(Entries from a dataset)
━━━━━━━━━━━━━━━━

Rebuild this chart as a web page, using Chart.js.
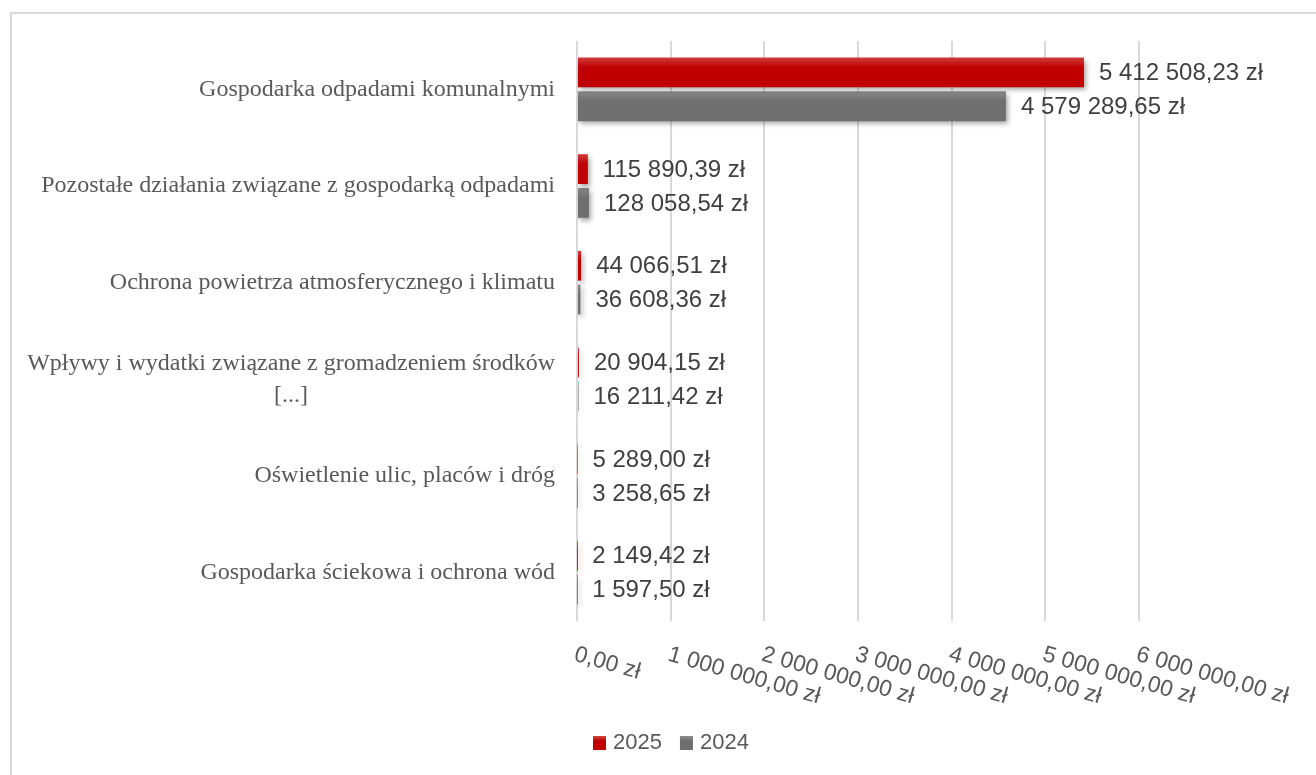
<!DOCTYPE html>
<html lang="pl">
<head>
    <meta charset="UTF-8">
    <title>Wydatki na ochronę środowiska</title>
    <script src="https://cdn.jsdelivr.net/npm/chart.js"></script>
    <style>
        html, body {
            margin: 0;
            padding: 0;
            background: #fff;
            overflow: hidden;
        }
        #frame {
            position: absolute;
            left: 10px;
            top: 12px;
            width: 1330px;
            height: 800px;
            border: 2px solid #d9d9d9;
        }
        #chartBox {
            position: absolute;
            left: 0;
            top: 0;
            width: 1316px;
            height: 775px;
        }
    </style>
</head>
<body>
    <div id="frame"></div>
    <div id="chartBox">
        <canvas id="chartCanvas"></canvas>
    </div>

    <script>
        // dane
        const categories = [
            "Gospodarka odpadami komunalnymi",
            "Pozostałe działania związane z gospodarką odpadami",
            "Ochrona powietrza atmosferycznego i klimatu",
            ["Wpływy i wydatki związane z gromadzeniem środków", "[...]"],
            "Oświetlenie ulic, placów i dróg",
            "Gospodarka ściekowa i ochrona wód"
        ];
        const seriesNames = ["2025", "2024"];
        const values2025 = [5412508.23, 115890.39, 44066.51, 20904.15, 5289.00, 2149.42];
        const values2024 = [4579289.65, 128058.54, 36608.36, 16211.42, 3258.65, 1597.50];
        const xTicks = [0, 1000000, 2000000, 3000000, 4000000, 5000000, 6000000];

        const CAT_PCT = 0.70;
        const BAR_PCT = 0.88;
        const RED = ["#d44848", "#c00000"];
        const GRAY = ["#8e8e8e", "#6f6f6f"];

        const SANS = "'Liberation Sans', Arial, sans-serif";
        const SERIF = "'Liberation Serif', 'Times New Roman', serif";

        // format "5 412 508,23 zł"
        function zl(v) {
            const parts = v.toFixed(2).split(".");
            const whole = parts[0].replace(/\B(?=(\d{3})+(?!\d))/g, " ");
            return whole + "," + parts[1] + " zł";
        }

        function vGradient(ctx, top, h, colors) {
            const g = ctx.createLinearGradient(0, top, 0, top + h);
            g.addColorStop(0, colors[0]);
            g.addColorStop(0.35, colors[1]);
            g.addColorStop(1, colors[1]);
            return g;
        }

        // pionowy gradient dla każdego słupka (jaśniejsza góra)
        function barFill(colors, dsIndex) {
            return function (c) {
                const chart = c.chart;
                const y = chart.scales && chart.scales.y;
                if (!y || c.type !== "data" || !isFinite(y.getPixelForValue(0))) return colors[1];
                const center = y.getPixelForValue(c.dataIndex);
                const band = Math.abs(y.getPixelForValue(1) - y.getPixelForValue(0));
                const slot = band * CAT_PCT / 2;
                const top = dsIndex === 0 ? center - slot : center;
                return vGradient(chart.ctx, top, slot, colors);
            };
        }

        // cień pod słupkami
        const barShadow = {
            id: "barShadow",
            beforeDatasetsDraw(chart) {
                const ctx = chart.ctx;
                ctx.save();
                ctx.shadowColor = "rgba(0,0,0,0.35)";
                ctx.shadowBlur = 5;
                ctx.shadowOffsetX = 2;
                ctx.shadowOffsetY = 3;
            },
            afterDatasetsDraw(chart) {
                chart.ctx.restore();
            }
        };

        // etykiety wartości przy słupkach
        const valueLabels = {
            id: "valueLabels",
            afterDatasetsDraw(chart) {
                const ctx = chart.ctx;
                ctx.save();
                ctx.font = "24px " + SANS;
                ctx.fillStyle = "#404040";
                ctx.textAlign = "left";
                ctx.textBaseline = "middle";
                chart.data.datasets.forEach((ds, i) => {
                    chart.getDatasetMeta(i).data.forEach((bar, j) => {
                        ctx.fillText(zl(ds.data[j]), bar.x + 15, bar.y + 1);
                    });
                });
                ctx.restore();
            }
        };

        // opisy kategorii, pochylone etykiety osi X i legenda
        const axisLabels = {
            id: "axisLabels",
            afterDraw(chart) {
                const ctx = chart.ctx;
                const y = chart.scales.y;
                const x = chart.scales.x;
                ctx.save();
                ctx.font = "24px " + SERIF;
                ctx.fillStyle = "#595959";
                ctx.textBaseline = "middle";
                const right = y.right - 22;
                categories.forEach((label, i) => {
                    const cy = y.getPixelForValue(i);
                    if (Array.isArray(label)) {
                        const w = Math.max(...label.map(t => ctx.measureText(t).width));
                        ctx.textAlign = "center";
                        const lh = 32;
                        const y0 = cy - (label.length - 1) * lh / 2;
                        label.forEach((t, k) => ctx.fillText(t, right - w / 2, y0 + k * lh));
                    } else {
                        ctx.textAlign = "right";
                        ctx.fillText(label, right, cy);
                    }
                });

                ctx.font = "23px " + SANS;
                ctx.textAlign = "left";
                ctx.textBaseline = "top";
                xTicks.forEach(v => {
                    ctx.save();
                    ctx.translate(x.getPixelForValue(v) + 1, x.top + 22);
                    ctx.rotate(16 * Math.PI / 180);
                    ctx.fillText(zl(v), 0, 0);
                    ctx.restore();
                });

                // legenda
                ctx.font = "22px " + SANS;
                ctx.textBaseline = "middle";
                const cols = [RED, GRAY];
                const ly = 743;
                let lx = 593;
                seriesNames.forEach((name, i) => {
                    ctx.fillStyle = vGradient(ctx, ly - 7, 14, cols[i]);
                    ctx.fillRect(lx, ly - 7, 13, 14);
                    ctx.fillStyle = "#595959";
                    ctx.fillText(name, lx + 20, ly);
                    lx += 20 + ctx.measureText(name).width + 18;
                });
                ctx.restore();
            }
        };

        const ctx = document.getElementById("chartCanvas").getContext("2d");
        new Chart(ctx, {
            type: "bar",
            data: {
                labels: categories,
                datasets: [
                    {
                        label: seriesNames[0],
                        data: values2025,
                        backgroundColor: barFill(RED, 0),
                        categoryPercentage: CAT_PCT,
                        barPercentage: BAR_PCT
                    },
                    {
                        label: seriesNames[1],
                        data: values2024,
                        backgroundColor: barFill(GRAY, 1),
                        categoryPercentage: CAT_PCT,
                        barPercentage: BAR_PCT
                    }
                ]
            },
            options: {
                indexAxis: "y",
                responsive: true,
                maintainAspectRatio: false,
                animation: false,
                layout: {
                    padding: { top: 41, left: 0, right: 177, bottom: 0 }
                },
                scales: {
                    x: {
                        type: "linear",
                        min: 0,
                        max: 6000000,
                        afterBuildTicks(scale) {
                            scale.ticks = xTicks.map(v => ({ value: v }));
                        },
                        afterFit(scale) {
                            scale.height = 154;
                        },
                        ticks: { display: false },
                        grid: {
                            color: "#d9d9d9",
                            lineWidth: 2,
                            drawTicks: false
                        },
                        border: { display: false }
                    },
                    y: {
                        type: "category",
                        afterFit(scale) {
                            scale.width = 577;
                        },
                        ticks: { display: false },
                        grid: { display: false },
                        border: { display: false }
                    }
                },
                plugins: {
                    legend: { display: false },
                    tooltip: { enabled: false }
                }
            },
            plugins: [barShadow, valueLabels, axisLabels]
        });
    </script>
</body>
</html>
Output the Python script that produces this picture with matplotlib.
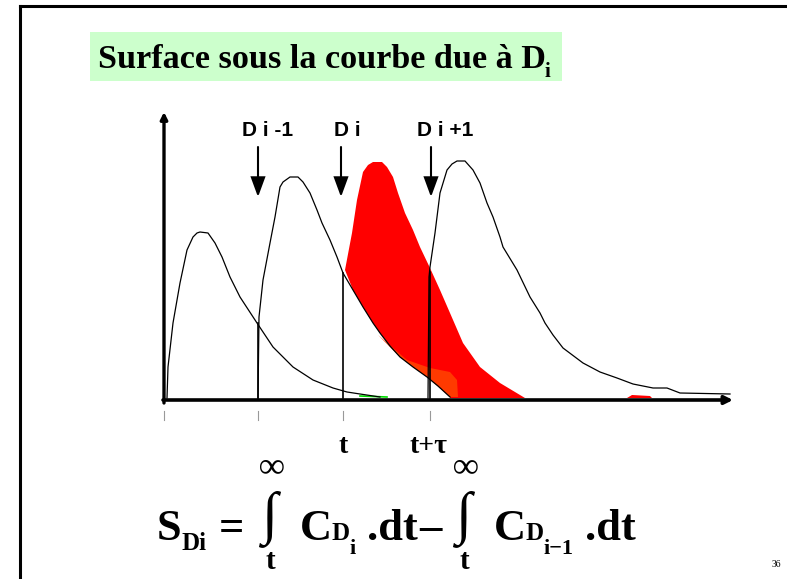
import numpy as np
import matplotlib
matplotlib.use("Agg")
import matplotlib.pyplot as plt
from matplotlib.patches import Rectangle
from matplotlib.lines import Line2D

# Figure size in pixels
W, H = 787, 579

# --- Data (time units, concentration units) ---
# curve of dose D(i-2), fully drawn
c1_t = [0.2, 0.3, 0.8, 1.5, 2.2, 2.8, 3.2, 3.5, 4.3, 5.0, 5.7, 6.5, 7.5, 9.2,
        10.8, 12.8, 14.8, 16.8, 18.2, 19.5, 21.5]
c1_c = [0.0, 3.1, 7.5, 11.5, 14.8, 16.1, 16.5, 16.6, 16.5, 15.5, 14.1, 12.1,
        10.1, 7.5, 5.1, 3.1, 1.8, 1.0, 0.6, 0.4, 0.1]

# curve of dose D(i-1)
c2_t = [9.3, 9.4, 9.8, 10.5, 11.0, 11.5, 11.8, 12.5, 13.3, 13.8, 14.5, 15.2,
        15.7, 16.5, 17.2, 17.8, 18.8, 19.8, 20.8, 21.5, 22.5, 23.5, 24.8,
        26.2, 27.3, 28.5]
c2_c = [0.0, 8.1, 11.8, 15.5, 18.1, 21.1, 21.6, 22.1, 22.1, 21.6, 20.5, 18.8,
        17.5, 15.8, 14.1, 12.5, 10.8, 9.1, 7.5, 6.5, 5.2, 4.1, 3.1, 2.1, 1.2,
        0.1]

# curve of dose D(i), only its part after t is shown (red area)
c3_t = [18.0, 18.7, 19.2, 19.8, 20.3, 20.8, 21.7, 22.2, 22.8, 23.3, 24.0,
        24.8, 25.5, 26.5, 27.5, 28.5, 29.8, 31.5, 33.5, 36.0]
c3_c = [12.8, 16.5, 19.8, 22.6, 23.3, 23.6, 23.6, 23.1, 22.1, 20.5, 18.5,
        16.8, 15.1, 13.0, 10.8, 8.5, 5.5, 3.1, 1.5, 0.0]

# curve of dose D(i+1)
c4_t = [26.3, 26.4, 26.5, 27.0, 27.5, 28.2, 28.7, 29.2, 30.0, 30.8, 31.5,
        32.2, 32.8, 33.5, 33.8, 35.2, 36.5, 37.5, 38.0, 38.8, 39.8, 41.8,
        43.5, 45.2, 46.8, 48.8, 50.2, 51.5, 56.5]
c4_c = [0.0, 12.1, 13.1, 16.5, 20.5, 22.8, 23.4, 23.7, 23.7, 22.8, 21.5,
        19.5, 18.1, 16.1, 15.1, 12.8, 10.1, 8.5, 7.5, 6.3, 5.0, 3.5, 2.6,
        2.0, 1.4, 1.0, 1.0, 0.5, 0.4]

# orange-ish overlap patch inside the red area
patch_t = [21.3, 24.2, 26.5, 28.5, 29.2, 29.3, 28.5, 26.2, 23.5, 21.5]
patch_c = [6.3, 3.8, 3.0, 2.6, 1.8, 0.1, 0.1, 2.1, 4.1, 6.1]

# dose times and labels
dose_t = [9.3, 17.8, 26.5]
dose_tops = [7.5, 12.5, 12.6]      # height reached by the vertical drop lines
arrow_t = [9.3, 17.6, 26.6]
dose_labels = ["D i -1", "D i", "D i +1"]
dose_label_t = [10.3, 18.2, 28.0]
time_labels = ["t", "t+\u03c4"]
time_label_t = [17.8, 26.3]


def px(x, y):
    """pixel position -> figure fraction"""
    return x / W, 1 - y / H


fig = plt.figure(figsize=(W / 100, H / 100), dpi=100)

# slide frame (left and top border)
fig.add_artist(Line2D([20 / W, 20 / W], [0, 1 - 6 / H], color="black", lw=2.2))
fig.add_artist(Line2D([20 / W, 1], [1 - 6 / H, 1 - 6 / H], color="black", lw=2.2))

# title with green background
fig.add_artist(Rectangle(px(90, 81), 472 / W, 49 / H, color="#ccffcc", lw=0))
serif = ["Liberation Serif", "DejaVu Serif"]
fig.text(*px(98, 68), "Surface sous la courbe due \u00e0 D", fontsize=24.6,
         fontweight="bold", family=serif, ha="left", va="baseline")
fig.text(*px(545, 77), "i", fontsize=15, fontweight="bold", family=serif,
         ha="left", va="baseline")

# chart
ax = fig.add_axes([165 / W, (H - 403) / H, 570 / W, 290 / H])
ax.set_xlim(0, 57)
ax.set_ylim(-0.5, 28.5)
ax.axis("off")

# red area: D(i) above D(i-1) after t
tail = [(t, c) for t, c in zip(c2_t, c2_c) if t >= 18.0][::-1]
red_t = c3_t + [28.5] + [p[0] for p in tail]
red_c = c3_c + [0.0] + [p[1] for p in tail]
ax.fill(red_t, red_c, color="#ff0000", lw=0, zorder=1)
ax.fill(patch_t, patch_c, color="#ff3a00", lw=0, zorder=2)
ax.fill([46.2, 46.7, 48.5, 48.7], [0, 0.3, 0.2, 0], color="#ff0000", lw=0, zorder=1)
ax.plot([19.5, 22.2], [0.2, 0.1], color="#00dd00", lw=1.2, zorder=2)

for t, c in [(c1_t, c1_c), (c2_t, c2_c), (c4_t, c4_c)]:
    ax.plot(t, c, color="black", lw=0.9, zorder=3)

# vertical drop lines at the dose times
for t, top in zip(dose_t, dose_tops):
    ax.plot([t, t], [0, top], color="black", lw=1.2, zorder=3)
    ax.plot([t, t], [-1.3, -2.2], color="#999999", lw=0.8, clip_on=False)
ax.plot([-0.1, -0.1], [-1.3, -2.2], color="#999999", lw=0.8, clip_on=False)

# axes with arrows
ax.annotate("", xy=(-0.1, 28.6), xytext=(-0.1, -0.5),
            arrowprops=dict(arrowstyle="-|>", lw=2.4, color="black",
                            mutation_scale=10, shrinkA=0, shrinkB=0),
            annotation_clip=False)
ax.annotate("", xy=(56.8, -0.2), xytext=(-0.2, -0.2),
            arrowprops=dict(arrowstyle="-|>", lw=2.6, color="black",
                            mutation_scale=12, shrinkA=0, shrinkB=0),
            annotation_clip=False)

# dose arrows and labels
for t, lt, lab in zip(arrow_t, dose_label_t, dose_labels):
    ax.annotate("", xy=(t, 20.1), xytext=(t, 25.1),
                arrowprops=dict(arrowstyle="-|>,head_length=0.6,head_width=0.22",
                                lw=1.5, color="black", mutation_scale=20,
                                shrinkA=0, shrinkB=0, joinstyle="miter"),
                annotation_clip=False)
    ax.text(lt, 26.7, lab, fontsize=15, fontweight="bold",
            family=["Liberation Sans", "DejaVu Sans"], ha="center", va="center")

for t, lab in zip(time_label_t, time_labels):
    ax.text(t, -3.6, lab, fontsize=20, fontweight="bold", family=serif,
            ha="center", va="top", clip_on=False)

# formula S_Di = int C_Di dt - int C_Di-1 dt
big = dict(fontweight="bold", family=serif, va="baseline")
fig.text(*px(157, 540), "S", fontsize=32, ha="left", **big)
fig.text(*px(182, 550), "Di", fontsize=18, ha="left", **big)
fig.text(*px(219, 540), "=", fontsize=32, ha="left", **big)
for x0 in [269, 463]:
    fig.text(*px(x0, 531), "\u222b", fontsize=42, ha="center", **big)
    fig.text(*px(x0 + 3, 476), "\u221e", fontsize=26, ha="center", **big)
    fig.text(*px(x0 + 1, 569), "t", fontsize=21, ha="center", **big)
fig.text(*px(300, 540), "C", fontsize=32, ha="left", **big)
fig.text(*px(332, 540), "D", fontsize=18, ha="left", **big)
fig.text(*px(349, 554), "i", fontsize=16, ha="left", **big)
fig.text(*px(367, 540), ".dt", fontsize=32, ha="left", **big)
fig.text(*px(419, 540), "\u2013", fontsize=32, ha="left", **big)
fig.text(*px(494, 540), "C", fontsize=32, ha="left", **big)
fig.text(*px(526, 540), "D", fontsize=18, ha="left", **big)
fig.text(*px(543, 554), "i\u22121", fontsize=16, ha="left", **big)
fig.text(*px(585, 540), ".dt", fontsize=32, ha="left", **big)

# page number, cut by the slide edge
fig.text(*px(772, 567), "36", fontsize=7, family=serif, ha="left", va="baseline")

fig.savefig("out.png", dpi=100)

━━━━━━━━━━━━━━━━

**Problem requirements**
Check every line of the data, and copy the ones that contain "with".

**Task solution**
Output the Python script that produces this picture with matplotlib.
# title with green background
# axes with arrows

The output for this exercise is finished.